■ Task goal ■
Copy out every line in which the string "this" occurs.

■ Records shown ■
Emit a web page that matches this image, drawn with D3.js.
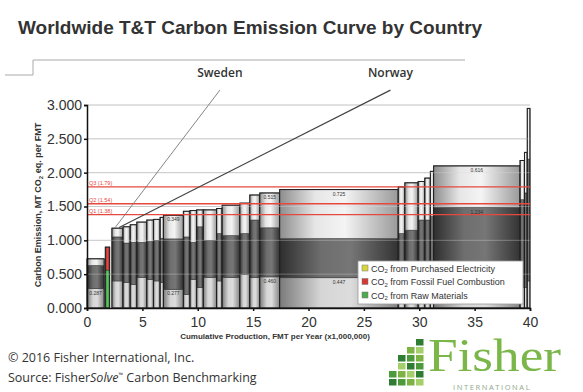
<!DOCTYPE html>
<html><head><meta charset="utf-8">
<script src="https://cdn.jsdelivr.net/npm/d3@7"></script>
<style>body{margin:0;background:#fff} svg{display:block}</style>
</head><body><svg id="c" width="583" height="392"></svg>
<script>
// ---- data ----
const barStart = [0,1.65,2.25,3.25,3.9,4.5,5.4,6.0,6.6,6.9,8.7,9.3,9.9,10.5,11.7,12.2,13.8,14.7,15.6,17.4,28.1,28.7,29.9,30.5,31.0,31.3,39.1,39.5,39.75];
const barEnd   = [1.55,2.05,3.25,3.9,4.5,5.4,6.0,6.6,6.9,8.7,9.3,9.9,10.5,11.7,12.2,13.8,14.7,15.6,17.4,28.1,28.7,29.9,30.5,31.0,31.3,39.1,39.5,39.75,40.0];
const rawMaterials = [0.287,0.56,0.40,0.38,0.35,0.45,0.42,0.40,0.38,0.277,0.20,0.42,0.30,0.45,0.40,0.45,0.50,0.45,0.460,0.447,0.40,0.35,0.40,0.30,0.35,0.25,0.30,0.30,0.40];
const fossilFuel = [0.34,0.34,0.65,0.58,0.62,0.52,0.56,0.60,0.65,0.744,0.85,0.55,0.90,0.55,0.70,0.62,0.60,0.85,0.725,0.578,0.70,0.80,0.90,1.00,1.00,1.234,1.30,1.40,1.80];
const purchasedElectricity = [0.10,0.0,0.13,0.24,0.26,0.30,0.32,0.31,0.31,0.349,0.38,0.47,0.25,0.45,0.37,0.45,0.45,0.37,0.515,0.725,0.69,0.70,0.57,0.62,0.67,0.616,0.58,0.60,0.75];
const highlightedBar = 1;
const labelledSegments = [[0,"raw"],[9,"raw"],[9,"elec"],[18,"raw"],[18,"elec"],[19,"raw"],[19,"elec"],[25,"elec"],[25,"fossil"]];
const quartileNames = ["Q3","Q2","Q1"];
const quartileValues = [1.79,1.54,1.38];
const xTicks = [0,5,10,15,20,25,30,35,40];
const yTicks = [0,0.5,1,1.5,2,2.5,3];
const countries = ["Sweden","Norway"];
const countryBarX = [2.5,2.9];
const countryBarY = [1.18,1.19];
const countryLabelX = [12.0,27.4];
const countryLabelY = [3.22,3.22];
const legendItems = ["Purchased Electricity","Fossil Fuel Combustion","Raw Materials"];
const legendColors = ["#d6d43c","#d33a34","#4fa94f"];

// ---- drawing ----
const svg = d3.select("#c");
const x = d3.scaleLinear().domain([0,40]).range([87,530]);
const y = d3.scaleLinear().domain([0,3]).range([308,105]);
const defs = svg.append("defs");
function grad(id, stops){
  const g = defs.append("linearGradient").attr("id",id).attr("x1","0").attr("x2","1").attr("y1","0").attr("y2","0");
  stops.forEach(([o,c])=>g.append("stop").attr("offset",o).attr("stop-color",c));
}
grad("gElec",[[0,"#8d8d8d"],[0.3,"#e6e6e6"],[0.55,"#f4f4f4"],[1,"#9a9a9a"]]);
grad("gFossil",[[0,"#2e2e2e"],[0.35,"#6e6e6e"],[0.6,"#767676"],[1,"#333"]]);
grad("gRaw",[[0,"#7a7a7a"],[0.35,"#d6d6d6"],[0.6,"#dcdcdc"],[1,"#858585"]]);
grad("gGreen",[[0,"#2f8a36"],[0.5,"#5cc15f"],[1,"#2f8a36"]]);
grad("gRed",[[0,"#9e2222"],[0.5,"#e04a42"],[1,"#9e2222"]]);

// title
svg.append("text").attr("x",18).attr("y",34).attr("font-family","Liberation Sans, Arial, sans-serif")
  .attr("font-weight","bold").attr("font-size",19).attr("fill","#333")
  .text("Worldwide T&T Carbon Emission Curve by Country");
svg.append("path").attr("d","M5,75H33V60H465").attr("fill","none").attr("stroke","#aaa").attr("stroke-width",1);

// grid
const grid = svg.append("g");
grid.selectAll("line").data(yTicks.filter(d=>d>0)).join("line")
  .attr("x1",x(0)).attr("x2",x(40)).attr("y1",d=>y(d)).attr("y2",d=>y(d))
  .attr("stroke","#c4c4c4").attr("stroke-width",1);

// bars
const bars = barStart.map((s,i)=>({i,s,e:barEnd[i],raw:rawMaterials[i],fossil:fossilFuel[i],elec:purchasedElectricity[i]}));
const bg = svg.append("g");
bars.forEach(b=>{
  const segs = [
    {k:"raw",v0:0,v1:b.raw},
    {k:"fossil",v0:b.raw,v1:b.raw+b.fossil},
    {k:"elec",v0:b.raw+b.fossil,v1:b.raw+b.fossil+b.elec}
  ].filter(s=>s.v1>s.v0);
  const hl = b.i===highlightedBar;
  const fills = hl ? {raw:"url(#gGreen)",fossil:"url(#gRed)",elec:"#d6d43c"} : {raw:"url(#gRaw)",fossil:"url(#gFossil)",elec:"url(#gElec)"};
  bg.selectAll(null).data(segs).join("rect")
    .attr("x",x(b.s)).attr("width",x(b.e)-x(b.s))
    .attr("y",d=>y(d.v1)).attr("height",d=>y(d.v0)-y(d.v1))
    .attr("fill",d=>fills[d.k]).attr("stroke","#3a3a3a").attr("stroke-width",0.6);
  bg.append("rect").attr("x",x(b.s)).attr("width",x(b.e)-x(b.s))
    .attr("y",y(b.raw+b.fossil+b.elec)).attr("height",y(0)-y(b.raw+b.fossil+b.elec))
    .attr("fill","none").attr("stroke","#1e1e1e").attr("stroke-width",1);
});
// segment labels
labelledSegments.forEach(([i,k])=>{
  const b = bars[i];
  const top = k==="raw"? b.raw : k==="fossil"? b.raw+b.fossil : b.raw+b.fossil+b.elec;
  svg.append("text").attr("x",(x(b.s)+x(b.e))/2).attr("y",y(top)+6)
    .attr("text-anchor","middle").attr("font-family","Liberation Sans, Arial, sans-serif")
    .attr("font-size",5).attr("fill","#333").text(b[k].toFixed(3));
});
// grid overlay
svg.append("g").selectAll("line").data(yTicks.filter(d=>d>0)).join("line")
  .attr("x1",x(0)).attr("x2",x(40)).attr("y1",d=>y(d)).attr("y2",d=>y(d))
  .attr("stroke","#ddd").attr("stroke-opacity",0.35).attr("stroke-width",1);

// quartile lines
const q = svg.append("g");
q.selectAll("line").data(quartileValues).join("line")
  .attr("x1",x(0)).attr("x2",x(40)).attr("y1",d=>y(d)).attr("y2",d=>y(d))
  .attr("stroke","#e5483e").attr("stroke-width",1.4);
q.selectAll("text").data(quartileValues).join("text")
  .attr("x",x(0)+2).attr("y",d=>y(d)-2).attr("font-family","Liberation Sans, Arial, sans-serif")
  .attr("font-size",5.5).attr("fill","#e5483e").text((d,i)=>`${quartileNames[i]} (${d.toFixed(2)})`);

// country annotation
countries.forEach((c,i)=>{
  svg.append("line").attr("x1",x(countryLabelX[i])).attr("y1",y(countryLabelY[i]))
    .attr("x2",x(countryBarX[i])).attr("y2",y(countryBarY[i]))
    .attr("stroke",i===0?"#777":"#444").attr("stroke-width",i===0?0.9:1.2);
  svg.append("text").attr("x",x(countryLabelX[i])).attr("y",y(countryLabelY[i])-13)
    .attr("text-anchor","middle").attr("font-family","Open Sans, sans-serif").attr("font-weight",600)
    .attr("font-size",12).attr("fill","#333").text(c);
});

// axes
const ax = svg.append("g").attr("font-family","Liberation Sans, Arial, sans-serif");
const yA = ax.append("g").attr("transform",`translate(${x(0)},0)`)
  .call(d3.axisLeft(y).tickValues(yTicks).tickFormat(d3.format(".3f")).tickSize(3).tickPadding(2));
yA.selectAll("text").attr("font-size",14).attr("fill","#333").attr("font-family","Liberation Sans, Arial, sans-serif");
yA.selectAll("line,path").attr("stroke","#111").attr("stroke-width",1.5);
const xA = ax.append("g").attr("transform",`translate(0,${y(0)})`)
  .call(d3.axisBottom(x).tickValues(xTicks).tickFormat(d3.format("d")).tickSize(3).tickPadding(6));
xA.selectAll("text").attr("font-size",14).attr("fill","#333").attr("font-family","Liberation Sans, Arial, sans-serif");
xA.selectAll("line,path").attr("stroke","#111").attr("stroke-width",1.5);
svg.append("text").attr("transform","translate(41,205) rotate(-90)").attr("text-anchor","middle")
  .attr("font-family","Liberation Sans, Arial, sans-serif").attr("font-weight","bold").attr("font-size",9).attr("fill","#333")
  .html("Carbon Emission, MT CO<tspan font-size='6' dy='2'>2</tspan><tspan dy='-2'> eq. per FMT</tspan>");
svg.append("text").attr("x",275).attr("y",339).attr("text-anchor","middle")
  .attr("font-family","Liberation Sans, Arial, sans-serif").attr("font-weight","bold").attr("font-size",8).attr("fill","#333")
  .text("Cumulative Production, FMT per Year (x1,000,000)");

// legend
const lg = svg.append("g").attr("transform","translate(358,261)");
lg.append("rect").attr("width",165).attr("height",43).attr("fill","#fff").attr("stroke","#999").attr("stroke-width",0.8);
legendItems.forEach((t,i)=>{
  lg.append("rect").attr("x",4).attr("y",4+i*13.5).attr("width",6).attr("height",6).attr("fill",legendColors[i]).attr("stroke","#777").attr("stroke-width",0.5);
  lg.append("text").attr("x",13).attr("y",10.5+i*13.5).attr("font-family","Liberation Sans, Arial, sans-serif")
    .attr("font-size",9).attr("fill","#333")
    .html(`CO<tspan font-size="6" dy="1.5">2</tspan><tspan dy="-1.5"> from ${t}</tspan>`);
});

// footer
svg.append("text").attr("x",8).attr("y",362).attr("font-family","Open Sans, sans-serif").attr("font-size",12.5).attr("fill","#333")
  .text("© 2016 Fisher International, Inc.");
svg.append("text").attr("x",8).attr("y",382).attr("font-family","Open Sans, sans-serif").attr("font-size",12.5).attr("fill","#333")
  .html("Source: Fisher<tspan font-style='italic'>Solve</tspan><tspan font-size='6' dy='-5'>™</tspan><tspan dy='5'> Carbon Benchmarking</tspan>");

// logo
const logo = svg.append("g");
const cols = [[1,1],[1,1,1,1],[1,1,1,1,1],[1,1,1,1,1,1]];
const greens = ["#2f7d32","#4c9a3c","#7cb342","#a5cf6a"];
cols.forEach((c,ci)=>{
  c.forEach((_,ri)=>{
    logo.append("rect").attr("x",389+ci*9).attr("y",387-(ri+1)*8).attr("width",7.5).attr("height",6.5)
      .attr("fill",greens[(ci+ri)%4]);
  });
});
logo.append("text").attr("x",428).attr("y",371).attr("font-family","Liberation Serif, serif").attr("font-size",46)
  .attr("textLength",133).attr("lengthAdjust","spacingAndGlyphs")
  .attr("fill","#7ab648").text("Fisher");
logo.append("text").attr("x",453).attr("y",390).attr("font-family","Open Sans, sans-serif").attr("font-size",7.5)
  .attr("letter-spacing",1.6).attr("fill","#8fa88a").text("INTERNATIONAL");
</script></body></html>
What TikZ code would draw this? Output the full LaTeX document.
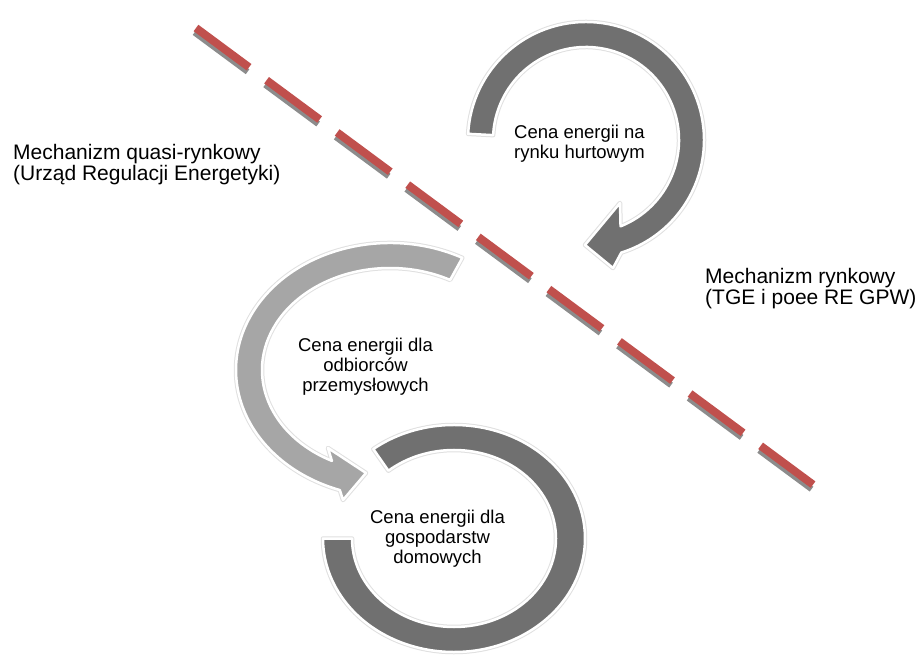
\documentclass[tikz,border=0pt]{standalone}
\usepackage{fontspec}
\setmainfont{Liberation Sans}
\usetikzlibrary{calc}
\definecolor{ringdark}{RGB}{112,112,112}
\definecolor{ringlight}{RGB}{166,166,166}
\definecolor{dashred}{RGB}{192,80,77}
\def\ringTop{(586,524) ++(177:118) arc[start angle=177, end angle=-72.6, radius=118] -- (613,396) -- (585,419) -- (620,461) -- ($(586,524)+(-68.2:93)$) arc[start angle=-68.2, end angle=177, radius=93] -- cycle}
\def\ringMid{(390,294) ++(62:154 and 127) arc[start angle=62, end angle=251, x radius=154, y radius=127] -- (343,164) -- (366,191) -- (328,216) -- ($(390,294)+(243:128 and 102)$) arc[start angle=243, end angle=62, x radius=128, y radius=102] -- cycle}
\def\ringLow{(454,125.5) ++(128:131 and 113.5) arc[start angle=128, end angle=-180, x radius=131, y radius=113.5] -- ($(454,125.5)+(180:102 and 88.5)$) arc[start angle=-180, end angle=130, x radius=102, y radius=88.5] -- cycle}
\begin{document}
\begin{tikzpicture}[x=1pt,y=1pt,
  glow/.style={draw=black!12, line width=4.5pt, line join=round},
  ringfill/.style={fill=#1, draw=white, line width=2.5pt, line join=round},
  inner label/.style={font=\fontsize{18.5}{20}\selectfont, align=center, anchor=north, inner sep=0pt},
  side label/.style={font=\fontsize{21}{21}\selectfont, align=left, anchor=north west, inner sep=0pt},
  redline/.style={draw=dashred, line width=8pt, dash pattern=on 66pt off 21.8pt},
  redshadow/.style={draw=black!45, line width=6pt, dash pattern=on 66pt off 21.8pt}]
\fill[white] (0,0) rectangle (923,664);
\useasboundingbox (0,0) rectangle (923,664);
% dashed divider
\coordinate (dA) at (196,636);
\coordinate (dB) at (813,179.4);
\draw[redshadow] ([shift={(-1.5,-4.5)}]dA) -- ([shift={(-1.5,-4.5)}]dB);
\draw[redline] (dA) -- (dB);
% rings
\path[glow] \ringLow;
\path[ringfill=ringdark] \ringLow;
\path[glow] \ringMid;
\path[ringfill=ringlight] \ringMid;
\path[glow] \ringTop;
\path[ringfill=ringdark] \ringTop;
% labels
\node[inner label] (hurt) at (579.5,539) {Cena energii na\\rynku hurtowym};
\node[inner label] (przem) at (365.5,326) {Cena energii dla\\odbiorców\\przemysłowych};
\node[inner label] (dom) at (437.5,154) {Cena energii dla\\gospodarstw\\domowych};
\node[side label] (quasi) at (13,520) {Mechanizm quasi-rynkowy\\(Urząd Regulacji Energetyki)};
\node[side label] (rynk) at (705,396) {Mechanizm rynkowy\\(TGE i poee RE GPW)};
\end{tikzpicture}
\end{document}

■ Complete answer ■
Emit a web page that matches this image, drawn with D3.js.
What TikZ code would draw this? Output the full LaTeX document.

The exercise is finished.